Concurrent Issue Couchbase Data

Hi All,

I’m using Couchbase 6.5.1 and Java Client SDK 2.7.1 and Flink to stream the message from kafka to Couchbase

Right now I’ using KV async to get then upsert back the data.
I’m having issue with sequence of concurrent data
(Message from kafka is sequential a,b,c,d) and need to store in couchbase with latest data (d)

I have plan to use CAS (Compare and Swap) with below logic:
When CasMismatchExcption, it will sleep 1 sec then retry.
I assume during sleep, the retry message will not know the sequence from kafka anymore so that the sequence will be wrong

How’s the best practice to handle this kind of issue?
Is there any sample java code for this?

Thanks

Hi Han,

Just checking – is there a reason you don’t want to use Kafka Connect Couchbase to stream data from Kafka into Couchbase?

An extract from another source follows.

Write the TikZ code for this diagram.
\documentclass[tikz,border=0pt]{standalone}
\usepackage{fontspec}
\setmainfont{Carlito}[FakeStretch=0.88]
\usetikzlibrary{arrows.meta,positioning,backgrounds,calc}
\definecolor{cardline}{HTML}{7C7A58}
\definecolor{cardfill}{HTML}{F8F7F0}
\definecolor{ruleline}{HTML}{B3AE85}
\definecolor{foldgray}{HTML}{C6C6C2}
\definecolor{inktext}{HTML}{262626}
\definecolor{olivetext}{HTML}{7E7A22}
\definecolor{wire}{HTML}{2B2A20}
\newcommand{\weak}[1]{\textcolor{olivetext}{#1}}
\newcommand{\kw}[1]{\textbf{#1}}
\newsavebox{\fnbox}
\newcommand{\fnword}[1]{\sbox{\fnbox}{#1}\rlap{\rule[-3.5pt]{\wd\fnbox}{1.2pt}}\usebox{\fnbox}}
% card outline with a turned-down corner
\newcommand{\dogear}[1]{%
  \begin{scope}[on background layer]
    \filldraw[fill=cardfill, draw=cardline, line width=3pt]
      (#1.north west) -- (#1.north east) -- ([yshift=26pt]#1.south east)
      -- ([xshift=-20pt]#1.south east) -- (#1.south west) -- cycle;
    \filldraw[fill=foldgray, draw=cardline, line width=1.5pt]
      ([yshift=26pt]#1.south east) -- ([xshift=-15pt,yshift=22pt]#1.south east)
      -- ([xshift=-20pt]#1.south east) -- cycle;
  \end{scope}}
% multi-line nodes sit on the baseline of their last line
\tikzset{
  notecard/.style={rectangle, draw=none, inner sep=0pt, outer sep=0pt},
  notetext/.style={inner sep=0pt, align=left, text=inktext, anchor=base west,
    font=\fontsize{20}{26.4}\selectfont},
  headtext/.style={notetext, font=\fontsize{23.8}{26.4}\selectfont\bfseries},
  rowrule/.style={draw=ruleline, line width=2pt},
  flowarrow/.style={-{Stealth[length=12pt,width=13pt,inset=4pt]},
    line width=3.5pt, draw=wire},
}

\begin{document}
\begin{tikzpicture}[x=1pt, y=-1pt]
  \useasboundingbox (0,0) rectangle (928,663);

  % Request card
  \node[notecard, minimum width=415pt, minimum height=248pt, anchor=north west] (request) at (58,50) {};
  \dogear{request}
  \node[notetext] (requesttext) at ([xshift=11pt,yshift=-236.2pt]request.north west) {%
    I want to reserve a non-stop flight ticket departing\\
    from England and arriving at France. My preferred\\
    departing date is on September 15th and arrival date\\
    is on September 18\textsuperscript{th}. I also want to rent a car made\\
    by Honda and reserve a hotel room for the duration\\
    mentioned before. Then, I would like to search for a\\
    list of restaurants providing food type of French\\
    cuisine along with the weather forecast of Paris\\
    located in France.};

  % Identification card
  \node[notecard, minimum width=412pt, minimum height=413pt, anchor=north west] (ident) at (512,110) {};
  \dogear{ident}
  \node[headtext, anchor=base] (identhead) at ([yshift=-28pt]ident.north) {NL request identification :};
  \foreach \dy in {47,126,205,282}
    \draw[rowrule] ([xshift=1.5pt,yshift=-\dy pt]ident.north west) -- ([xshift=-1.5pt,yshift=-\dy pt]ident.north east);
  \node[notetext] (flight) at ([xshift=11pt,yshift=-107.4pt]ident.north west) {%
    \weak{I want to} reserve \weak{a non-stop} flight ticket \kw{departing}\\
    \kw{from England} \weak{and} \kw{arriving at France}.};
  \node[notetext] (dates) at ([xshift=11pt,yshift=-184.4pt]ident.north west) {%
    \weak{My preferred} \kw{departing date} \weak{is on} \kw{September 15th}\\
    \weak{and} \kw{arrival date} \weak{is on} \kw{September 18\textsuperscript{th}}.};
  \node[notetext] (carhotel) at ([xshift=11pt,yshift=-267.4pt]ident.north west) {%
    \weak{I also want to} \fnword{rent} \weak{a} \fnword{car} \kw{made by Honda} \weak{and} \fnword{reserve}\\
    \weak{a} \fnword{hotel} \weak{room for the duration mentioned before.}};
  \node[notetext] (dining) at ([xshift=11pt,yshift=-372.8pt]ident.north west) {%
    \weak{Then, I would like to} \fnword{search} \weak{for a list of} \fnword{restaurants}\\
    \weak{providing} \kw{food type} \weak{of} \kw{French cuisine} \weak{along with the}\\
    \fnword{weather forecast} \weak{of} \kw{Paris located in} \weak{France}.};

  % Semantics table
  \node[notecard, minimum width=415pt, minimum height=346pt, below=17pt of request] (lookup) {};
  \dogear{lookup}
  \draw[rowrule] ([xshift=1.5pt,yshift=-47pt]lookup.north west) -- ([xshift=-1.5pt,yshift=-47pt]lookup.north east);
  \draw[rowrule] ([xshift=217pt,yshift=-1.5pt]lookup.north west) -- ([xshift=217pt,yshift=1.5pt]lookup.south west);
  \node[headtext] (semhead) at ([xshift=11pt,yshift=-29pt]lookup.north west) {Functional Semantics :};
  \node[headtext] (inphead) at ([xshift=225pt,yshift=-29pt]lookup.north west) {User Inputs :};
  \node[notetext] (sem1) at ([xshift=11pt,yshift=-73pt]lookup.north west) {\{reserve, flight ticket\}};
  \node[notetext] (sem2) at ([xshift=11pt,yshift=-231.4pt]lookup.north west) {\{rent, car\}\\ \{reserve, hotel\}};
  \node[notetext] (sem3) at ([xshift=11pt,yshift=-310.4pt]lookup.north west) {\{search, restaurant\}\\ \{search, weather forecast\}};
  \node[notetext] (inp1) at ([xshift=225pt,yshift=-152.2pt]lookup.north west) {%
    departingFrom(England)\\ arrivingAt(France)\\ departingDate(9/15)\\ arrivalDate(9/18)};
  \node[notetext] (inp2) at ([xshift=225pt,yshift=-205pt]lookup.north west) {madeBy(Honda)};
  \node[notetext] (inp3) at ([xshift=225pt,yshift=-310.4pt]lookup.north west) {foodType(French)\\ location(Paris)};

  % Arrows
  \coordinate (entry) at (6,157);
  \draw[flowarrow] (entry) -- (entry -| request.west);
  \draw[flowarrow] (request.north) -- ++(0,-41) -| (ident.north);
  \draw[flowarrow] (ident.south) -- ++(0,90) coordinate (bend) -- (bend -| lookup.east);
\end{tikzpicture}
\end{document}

The strategy used by that Kafka connector is to write messages in batches, one batch at a time. Each batch is pre-processed so only the last version of a document is written.

Thanks,
David

Hi @david.nault,

I’m using flink bcs I have several logics (transformation) before saving to couchbase.
High level logic:

  1. Get existing doc
  2. Modif the data
  3. Replace back the doc

I have tried to implement using CAS to handle concurrent, but the result is that the sequence is not as expected

Another option that I have is changing the method from async to sync, but the problem is that the performance for sync is not as async if we compare the throughput

Let me know if you have another insight

Another option that I have is changing the method from async to sync, but the problem is that the performance for sync is not as async if we compare the throughput

I’m not a Flink expert, so I don’t know if this will work, but can you use a Tumbling Window to group the items into batches, filter out all but the latest version of each document in a batch, and then write one batch at a time using the Couchbase Java SDK’s async API?